**Problem**
Begin with the first line of the material and write out each line exactly, ending with the line that contains "const radTicksSummer = [0, 200, 400, 600, 800, 1000];". Pictures are not part of the copy.

[start]

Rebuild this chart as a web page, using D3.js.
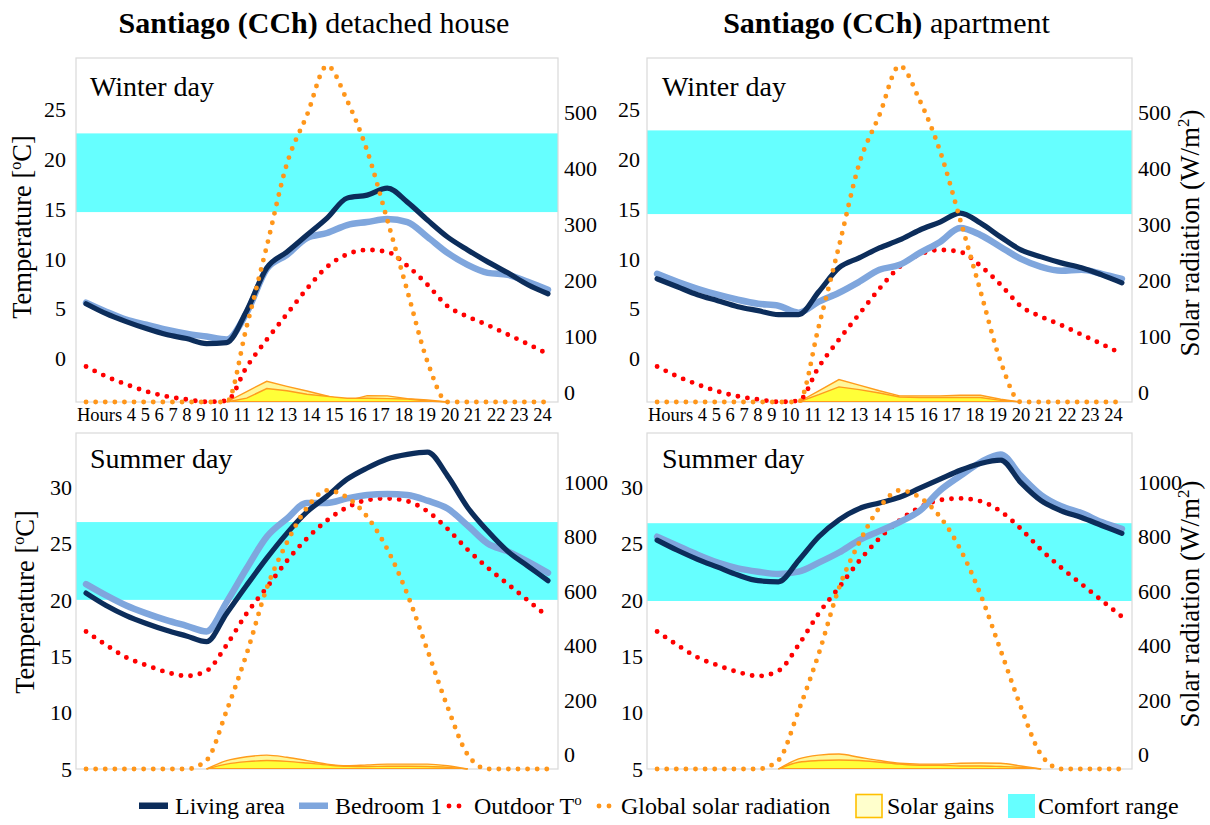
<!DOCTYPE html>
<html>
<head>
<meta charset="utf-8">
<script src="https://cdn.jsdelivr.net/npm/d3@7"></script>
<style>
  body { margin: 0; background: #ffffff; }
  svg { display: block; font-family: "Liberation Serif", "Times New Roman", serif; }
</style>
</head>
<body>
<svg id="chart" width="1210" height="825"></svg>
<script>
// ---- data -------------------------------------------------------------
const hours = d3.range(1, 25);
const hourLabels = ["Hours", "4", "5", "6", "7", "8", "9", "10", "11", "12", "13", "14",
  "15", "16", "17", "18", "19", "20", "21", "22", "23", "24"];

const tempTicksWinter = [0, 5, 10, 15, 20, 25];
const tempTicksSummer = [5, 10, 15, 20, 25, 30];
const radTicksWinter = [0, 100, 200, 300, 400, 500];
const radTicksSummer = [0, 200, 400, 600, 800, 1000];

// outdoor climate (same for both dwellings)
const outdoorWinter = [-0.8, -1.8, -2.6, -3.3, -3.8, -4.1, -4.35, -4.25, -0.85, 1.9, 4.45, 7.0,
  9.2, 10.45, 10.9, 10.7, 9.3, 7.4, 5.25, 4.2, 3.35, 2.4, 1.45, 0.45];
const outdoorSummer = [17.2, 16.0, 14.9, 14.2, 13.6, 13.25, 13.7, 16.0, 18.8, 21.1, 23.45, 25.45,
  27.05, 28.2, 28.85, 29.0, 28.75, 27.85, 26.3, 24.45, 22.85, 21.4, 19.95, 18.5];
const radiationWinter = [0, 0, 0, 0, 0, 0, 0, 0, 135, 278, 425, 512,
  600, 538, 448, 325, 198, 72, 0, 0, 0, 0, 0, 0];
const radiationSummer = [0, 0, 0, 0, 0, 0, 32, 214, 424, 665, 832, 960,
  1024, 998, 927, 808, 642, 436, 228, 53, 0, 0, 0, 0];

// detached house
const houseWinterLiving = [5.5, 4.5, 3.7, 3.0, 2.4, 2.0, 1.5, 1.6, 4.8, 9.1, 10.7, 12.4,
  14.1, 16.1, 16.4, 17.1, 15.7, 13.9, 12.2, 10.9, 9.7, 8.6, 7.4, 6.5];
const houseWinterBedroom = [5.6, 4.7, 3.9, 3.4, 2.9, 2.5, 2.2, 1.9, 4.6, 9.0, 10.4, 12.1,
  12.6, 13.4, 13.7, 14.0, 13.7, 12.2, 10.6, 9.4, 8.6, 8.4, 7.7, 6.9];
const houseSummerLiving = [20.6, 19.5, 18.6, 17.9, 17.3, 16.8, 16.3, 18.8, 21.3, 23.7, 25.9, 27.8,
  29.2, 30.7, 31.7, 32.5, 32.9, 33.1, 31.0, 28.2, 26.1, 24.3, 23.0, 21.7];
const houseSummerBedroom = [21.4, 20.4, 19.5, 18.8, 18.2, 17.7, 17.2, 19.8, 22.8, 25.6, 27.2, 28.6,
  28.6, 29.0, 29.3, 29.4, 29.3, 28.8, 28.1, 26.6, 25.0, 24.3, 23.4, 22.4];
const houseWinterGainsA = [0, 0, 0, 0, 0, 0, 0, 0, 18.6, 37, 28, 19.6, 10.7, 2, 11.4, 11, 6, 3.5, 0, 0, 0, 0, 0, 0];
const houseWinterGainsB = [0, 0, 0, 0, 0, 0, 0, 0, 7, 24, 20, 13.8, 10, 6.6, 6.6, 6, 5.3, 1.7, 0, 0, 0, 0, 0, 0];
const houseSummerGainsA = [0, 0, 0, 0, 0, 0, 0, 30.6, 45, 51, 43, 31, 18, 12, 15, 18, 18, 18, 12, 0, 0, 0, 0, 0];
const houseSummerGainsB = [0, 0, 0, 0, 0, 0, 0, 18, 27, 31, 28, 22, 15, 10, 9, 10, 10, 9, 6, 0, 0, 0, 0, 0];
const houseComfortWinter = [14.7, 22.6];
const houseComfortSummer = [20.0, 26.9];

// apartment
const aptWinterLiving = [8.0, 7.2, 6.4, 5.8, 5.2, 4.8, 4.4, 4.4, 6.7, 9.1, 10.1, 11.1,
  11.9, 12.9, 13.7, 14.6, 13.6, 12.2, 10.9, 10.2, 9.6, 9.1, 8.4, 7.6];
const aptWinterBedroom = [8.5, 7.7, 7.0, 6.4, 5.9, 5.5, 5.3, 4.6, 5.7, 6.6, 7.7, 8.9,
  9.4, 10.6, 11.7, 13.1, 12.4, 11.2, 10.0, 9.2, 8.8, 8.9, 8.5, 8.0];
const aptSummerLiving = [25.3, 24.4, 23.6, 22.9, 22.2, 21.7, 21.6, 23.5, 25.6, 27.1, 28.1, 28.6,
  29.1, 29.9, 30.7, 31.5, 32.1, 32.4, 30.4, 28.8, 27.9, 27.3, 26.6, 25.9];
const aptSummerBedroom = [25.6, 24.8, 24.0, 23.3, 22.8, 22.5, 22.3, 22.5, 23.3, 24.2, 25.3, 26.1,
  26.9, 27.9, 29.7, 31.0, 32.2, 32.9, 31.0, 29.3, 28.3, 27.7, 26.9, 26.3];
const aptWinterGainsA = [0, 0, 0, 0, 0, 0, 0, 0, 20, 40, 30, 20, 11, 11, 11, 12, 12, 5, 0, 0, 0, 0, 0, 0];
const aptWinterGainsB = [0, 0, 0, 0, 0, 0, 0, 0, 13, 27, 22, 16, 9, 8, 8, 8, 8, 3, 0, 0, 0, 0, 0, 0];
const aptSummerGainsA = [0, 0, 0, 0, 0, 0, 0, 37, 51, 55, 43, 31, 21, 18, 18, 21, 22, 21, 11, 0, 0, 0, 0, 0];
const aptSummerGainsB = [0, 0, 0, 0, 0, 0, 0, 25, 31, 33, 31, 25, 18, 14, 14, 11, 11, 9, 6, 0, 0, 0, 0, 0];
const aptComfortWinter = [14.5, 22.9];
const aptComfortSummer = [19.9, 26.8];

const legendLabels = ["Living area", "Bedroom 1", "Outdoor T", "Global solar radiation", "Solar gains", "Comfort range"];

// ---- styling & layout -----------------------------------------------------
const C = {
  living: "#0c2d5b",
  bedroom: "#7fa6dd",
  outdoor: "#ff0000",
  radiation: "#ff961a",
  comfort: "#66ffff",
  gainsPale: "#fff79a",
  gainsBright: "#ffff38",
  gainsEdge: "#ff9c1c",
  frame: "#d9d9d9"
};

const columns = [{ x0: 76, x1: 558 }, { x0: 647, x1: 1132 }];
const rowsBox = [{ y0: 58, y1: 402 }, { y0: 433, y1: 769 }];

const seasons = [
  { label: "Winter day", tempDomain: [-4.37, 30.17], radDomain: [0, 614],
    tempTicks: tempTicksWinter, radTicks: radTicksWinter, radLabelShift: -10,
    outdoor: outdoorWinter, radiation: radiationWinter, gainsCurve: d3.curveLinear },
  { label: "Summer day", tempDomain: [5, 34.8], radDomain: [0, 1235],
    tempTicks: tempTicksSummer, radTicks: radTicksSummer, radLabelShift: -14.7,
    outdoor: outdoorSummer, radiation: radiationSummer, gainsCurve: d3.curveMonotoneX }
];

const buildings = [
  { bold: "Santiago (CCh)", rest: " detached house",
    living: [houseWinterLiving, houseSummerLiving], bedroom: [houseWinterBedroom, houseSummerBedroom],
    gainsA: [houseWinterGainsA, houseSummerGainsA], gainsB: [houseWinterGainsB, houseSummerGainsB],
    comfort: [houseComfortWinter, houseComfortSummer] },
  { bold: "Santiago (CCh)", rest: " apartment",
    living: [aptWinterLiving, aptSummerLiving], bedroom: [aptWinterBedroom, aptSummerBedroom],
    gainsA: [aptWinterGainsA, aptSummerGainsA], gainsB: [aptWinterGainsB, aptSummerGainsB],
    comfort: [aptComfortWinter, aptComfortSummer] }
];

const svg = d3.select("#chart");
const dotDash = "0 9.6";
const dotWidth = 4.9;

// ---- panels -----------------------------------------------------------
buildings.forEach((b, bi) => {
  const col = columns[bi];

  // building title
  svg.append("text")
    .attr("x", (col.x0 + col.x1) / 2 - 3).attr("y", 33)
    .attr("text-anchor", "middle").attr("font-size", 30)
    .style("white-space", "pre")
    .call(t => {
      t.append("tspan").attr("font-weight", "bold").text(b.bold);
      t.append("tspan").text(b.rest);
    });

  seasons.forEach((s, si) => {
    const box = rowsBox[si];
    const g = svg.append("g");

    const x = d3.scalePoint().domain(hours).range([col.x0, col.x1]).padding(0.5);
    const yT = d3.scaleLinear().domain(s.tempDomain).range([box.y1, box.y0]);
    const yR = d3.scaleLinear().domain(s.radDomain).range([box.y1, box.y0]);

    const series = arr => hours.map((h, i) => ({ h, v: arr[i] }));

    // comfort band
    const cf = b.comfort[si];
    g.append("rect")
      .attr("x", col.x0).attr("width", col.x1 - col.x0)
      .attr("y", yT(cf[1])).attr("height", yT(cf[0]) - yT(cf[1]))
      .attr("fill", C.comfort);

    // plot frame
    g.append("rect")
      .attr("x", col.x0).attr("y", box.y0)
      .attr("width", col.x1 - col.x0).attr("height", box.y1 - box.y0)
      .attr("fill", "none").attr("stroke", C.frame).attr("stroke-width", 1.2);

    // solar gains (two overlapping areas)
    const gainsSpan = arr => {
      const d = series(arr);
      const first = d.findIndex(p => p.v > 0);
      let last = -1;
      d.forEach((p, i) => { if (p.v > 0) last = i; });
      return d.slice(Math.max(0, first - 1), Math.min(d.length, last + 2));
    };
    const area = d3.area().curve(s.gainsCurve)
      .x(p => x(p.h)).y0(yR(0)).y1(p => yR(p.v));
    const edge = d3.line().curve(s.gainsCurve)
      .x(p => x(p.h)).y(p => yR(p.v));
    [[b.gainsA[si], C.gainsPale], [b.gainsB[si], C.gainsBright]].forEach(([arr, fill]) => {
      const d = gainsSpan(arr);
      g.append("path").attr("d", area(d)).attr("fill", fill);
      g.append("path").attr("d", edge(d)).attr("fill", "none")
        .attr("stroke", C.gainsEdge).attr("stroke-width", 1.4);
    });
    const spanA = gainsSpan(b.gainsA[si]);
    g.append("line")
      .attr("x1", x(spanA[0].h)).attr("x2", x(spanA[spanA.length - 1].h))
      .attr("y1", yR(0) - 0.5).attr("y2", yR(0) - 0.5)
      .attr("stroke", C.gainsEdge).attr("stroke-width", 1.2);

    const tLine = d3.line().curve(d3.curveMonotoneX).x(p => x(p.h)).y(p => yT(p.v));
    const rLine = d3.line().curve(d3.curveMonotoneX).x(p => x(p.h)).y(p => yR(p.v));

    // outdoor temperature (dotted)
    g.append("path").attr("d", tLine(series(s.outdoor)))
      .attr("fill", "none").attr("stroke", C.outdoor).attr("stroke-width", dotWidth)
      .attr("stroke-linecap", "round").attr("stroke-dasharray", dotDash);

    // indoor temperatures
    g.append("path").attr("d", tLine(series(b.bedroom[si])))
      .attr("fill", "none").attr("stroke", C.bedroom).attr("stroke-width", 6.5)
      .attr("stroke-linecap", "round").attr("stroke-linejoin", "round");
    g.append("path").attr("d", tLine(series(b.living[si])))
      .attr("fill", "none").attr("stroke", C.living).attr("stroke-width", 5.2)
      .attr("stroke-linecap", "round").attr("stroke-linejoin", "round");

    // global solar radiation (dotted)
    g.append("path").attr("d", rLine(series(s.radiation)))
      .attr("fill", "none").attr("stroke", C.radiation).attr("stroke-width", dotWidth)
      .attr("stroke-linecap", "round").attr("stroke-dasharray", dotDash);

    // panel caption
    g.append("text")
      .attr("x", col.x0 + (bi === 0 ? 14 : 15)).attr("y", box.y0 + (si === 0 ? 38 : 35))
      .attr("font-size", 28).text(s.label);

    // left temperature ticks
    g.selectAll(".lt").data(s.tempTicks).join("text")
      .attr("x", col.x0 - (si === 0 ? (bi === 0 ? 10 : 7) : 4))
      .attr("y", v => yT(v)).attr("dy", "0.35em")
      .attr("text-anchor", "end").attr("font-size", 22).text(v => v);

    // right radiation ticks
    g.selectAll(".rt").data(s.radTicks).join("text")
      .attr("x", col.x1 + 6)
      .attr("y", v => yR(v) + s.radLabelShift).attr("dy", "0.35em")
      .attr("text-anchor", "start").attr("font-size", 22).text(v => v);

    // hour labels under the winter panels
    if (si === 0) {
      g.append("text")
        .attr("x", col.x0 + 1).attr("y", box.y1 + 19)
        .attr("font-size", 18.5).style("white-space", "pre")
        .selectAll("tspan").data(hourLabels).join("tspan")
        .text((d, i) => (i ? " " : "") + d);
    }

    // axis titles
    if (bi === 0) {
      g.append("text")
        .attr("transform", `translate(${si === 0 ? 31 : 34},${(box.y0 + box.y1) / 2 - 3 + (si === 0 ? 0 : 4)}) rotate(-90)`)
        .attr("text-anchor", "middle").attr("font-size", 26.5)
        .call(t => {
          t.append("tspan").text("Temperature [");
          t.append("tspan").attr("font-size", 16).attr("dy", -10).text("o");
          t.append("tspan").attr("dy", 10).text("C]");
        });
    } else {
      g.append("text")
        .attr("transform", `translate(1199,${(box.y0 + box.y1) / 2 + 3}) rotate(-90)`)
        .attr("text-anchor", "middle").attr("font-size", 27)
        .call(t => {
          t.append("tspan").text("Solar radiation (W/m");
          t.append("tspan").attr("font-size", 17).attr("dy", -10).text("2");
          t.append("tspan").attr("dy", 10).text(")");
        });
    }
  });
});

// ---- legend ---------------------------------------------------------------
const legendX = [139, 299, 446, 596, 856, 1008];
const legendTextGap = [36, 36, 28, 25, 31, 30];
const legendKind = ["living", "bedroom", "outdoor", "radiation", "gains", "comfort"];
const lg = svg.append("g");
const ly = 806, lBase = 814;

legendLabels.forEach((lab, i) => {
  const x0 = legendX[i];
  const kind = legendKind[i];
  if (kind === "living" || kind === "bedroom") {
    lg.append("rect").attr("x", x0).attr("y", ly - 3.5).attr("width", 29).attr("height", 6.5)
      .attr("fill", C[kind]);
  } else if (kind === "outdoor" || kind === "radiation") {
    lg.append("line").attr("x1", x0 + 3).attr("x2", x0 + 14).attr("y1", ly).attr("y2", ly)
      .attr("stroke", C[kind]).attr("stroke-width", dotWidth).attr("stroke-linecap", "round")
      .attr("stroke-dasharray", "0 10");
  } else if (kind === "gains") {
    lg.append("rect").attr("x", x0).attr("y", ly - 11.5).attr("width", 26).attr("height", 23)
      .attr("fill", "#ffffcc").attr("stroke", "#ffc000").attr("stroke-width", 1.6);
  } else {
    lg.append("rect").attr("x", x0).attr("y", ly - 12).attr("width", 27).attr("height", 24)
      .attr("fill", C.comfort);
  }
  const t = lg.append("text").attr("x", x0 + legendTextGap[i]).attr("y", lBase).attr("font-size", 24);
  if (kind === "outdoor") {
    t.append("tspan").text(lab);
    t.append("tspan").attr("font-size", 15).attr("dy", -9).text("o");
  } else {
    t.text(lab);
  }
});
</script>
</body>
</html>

[end]

**Exercise solution**
Rebuild this chart as a web page, using D3.js.
<!DOCTYPE html>
<html>
<head>
<meta charset="utf-8">
<script src="https://cdn.jsdelivr.net/npm/d3@7"></script>
<style>
  body { margin: 0; background: #ffffff; }
  svg { display: block; font-family: "Liberation Serif", "Times New Roman", serif; }
</style>
</head>
<body>
<svg id="chart" width="1210" height="825"></svg>
<script>
// ---- data -------------------------------------------------------------
const hours = d3.range(1, 25);
const hourLabels = ["Hours", "4", "5", "6", "7", "8", "9", "10", "11", "12", "13", "14",
  "15", "16", "17", "18", "19", "20", "21", "22", "23", "24"];

const tempTicksWinter = [0, 5, 10, 15, 20, 25];
const tempTicksSummer = [5, 10, 15, 20, 25, 30];
const radTicksWinter = [0, 100, 200, 300, 400, 500];
const radTicksSummer = [0, 200, 400, 600, 800, 1000];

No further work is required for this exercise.